> [Brief]: Pictures do not belong in the output. Reproduce exactly the lines from the start of the records through the line with "var y = d3.scaleLinear().domain([0, 1000]).range([48.3, 415]);".

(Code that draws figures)

--- Start ---

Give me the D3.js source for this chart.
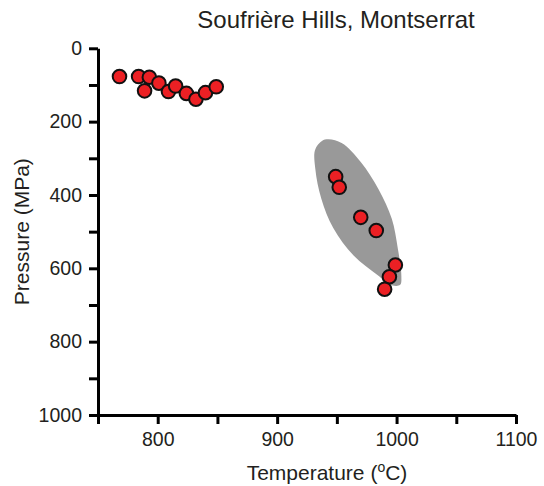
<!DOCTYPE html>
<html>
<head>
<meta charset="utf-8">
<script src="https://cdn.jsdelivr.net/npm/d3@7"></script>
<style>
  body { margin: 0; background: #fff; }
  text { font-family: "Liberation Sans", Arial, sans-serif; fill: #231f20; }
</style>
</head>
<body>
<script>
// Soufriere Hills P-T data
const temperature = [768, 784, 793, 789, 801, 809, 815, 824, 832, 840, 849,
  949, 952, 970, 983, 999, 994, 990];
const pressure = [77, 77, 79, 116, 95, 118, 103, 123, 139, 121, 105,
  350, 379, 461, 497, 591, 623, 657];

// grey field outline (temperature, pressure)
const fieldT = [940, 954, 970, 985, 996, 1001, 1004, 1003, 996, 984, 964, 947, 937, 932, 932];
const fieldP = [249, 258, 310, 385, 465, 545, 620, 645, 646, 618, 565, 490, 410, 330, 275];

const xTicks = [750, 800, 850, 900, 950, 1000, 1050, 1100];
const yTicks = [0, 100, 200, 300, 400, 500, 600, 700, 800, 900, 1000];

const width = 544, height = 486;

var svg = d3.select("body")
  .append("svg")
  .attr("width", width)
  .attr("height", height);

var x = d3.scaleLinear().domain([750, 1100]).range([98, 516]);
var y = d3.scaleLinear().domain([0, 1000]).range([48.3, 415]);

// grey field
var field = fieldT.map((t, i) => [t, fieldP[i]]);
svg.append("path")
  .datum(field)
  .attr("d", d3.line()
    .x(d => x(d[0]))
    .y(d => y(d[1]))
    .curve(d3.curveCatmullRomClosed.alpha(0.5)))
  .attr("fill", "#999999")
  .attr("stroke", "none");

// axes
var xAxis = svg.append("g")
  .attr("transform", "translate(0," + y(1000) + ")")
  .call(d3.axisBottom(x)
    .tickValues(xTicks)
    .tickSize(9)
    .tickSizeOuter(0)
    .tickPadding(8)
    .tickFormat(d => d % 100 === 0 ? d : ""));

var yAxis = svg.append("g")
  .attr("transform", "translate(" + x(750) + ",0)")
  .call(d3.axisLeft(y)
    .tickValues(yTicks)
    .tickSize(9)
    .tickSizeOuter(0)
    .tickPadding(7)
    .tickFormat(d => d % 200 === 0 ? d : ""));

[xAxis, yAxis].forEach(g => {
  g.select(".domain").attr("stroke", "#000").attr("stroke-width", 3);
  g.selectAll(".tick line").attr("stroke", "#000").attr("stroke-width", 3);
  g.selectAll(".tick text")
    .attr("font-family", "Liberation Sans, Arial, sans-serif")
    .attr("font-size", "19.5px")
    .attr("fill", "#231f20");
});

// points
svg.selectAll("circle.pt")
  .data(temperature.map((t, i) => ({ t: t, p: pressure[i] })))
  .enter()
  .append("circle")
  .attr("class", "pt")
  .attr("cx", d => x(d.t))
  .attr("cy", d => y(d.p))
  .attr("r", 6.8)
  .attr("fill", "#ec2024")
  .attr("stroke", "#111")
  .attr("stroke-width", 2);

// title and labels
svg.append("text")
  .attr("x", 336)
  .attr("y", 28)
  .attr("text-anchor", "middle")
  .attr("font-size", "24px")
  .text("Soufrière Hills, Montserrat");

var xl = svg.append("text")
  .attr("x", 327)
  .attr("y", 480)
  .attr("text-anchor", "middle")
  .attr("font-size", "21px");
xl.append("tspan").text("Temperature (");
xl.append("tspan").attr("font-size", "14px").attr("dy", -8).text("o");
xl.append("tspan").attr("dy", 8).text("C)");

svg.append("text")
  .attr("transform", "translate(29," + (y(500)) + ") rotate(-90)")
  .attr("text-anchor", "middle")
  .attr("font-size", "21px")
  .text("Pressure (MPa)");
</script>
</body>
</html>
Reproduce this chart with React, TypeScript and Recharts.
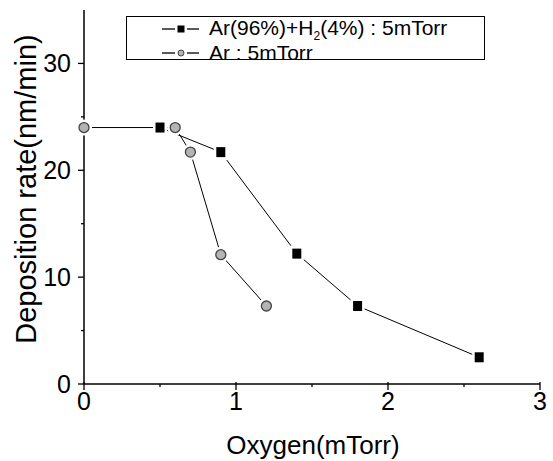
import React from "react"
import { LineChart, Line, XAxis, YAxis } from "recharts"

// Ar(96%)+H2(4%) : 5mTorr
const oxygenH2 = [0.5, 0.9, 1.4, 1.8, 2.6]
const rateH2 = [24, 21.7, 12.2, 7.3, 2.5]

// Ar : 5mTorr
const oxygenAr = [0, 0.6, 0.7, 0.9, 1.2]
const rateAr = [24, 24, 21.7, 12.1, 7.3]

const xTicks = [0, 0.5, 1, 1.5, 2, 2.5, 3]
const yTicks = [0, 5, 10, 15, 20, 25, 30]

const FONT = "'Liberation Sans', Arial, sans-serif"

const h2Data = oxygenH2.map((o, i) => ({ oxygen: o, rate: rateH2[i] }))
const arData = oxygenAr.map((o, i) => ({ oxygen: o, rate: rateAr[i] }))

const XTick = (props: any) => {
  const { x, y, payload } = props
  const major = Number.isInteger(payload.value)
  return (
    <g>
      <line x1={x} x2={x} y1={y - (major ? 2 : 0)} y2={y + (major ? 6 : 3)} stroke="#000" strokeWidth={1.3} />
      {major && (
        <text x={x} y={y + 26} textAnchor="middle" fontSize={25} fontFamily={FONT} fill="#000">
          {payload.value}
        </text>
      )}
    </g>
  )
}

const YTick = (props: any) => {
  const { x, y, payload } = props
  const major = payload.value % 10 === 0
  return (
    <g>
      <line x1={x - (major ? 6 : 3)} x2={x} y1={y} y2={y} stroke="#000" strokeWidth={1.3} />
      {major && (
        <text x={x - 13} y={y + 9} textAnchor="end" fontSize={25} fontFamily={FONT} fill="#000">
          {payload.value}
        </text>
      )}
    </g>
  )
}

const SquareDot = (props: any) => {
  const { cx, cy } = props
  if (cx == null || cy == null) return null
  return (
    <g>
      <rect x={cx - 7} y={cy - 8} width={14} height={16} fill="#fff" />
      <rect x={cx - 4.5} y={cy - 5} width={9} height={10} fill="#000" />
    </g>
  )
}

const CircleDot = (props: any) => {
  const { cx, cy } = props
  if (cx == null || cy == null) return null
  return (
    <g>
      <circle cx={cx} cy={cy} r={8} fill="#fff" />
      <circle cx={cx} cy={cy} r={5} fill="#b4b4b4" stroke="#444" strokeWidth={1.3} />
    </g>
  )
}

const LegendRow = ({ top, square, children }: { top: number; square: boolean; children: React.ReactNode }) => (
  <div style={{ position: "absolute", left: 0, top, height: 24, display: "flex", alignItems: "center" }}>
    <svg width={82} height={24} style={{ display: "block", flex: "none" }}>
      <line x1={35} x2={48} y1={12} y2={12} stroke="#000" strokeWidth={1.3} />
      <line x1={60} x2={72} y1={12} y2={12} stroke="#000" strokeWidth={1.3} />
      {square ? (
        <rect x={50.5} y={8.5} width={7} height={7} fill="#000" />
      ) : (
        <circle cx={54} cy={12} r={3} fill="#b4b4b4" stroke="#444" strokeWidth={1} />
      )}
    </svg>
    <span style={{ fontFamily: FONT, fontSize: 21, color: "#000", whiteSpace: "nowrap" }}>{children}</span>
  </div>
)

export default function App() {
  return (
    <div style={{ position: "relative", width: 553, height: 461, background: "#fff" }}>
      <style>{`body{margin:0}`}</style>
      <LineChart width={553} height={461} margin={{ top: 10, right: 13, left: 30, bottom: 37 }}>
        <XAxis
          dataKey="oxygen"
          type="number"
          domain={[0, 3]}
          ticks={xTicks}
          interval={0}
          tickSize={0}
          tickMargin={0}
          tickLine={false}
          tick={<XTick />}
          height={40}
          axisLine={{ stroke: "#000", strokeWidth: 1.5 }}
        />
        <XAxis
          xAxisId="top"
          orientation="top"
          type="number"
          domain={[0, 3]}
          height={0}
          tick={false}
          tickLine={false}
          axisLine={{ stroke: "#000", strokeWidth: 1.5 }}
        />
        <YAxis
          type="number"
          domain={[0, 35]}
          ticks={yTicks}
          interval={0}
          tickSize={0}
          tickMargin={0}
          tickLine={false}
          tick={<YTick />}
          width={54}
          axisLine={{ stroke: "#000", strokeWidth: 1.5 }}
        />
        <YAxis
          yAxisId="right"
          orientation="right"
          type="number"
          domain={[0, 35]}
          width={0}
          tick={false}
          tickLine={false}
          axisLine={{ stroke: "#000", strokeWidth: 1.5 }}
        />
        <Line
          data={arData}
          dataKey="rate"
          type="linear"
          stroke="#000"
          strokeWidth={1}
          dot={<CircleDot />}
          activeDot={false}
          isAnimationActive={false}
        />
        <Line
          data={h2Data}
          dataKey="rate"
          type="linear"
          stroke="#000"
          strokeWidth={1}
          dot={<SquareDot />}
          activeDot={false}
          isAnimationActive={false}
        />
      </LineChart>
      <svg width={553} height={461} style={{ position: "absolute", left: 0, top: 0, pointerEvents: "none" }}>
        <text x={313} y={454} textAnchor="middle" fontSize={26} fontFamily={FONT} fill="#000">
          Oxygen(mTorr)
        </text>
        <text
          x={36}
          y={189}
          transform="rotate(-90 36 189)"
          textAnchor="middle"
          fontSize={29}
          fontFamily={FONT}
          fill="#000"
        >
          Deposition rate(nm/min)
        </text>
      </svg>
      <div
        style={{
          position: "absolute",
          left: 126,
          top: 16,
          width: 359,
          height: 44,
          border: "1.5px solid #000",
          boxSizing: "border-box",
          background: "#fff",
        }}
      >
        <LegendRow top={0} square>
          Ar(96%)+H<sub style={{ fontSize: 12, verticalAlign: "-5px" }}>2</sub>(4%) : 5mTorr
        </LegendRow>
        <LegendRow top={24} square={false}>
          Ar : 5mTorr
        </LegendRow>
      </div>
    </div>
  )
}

--- End ---

> [Written answer]:
Give me the D3.js source for this chart.
<!DOCTYPE html>
<html>
<head>
<meta charset="utf-8">
<script src="https://cdn.jsdelivr.net/npm/d3@7"></script>
<style>
  body { margin: 0; background: #fff; }
  text { font-family: "Liberation Sans", Arial, sans-serif; fill: #231f20; }
</style>
</head>
<body>
<script>
// Soufriere Hills P-T data
const temperature = [768, 784, 793, 789, 801, 809, 815, 824, 832, 840, 849,
  949, 952, 970, 983, 999, 994, 990];
const pressure = [77, 77, 79, 116, 95, 118, 103, 123, 139, 121, 105,
  350, 379, 461, 497, 591, 623, 657];

// grey field outline (temperature, pressure)
const fieldT = [940, 954, 970, 985, 996, 1001, 1004, 1003, 996, 984, 964, 947, 937, 932, 932];
const fieldP = [249, 258, 310, 385, 465, 545, 620, 645, 646, 618, 565, 490, 410, 330, 275];

const xTicks = [750, 800, 850, 900, 950, 1000, 1050, 1100];
const yTicks = [0, 100, 200, 300, 400, 500, 600, 700, 800, 900, 1000];

const width = 544, height = 486;

var svg = d3.select("body")
  .append("svg")
  .attr("width", width)
  .attr("height", height);

var x = d3.scaleLinear().domain([750, 1100]).range([98, 516]);
var y = d3.scaleLinear().domain([0, 1000]).range([48.3, 415]);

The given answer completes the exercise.